- _What the task asks_
Leave the pictures out and retype the lines from the beginning through the line with "BIN_W = 0.05", both ends included.

- _Data section_
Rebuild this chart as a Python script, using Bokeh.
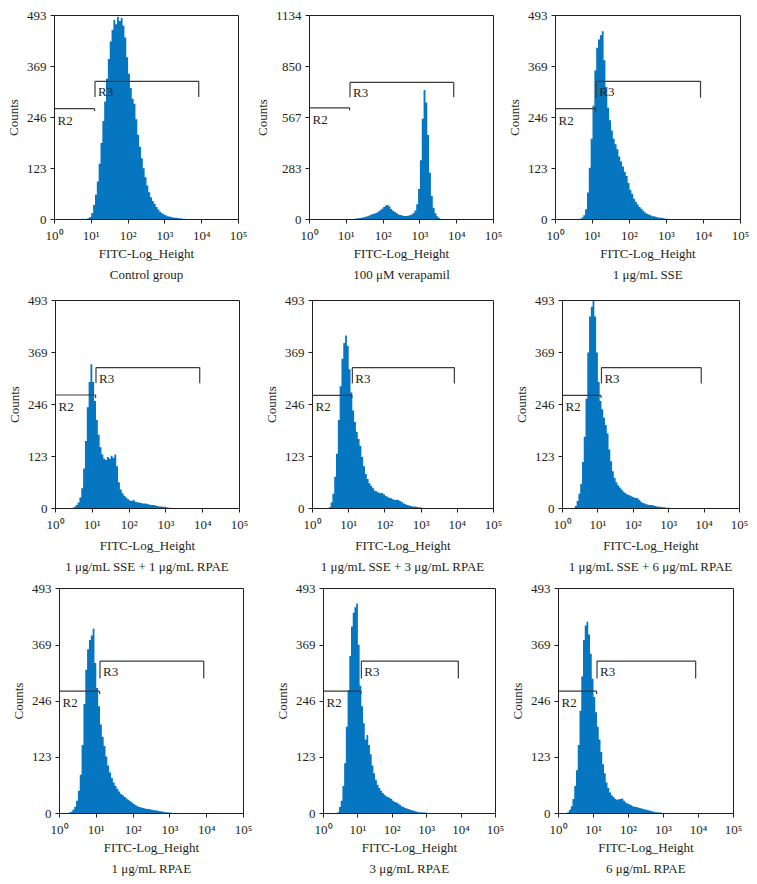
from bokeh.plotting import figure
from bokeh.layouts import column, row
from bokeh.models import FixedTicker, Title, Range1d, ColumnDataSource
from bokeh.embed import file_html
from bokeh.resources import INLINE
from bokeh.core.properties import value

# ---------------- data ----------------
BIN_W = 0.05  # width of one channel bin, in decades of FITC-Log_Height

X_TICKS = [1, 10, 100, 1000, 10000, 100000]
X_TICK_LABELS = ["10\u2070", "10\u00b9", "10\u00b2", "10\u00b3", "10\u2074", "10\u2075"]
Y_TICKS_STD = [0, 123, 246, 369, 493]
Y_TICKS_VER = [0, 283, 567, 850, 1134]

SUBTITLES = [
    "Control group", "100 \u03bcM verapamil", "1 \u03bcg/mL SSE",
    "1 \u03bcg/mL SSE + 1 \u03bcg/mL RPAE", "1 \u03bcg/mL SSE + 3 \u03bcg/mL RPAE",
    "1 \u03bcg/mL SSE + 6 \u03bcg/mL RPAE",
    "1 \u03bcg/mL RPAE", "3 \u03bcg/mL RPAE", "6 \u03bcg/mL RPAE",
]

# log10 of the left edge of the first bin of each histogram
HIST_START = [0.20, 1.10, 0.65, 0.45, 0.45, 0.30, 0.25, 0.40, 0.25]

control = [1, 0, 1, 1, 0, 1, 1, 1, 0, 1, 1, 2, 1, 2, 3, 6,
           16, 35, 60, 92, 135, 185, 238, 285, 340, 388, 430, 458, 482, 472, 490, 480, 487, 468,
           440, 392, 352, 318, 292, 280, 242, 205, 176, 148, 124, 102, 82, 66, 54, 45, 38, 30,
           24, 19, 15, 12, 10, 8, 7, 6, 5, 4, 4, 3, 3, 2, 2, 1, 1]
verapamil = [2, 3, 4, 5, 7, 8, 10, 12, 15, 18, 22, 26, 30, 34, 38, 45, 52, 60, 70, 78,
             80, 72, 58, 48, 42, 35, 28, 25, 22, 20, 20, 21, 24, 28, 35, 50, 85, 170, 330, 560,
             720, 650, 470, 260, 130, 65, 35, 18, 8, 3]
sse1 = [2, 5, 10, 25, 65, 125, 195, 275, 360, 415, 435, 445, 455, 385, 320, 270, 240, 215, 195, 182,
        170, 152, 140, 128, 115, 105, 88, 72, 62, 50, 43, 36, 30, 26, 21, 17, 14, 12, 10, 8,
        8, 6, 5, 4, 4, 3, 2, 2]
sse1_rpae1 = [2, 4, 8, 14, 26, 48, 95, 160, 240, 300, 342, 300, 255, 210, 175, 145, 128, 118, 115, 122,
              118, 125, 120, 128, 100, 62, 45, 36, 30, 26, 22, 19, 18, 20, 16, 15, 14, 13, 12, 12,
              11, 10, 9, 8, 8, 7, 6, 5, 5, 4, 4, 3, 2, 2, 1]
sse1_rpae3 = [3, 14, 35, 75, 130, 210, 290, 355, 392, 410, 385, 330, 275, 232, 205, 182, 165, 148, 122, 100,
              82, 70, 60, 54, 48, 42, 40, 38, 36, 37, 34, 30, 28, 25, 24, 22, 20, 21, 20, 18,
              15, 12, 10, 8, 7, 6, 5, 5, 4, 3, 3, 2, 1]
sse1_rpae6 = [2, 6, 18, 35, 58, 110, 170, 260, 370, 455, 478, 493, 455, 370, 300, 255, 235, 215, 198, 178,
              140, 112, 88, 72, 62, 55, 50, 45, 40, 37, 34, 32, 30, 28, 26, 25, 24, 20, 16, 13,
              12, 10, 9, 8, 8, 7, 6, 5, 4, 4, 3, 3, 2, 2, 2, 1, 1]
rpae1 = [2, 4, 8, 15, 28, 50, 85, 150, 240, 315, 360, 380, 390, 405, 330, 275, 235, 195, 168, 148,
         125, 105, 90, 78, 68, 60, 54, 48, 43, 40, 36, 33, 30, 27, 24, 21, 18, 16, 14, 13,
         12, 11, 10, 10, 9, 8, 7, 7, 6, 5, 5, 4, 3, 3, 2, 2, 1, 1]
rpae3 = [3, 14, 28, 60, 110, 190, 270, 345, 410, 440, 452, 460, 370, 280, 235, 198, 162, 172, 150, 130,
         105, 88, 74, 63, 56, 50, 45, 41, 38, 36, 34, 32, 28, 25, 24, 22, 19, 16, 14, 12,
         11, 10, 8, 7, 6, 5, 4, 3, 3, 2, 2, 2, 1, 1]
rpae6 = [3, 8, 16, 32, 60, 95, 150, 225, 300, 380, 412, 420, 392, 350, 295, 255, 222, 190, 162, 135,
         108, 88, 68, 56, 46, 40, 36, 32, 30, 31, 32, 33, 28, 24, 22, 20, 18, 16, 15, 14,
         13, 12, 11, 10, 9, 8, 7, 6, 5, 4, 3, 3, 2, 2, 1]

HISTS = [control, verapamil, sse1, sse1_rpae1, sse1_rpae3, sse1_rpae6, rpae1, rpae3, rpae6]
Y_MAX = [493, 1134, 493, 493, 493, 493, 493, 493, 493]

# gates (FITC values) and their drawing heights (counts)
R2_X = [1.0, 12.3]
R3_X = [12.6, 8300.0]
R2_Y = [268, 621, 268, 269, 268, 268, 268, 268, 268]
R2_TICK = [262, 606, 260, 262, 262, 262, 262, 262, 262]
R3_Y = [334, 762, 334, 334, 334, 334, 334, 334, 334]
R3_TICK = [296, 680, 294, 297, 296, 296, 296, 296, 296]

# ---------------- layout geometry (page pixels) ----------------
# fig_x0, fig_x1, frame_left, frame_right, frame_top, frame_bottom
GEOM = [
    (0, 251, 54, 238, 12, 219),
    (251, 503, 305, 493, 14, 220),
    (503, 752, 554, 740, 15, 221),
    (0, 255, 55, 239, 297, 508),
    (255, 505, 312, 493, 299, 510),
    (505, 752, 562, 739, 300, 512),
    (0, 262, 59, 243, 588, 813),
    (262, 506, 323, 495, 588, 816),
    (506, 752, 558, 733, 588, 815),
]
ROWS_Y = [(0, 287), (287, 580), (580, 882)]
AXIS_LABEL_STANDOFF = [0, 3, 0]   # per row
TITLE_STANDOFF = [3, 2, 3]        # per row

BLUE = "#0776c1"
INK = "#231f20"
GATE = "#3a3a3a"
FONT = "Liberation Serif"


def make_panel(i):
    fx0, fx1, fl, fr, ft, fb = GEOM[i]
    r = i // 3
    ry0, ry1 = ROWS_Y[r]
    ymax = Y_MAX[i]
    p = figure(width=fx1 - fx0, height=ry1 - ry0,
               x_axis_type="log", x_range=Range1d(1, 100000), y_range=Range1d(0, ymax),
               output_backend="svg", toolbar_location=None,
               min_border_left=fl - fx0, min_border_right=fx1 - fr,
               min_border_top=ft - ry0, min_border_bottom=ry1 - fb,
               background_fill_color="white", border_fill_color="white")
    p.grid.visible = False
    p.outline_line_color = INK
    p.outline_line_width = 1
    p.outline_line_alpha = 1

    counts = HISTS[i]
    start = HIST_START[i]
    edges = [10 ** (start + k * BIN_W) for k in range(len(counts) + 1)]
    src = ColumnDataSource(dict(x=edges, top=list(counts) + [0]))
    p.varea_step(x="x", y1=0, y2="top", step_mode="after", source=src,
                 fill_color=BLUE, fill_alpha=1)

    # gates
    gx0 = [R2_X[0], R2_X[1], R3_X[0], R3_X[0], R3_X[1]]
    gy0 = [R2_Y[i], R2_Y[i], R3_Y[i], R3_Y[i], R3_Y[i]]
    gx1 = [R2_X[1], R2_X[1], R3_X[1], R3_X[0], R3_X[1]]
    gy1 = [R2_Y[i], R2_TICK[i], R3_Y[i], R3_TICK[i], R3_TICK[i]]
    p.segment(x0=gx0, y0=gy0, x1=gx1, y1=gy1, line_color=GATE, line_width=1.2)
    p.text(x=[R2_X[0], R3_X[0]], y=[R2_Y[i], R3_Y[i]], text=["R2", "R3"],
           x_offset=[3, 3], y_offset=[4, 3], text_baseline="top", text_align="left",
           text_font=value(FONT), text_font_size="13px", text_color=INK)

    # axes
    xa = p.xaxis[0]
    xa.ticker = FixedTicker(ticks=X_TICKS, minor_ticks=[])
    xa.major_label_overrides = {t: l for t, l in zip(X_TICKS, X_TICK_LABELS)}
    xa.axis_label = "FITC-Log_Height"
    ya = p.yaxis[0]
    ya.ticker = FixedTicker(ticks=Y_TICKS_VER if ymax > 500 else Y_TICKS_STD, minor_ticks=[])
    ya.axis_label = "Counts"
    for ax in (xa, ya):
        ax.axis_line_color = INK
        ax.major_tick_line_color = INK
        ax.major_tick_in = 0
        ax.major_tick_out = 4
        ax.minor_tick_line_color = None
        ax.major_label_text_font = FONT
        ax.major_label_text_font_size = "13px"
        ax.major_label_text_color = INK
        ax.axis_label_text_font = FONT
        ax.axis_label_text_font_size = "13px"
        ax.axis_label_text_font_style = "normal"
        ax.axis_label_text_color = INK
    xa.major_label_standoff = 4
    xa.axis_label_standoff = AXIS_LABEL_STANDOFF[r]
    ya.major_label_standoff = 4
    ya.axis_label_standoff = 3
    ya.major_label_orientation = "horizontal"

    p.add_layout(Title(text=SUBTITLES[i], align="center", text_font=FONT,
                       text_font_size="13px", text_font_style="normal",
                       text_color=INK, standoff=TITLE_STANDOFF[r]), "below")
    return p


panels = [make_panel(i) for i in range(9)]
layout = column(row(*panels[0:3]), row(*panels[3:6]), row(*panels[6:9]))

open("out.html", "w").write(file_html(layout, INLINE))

- _Result below_
Rebuild this chart as a Python script, using Bokeh.
from bokeh.plotting import figure
from bokeh.layouts import column, row
from bokeh.models import FixedTicker, Title, Range1d, ColumnDataSource
from bokeh.embed import file_html
from bokeh.resources import INLINE
from bokeh.core.properties import value

# ---------------- data ----------------
BIN_W = 0.05  # width of one channel bin, in decades of FITC-Log_Height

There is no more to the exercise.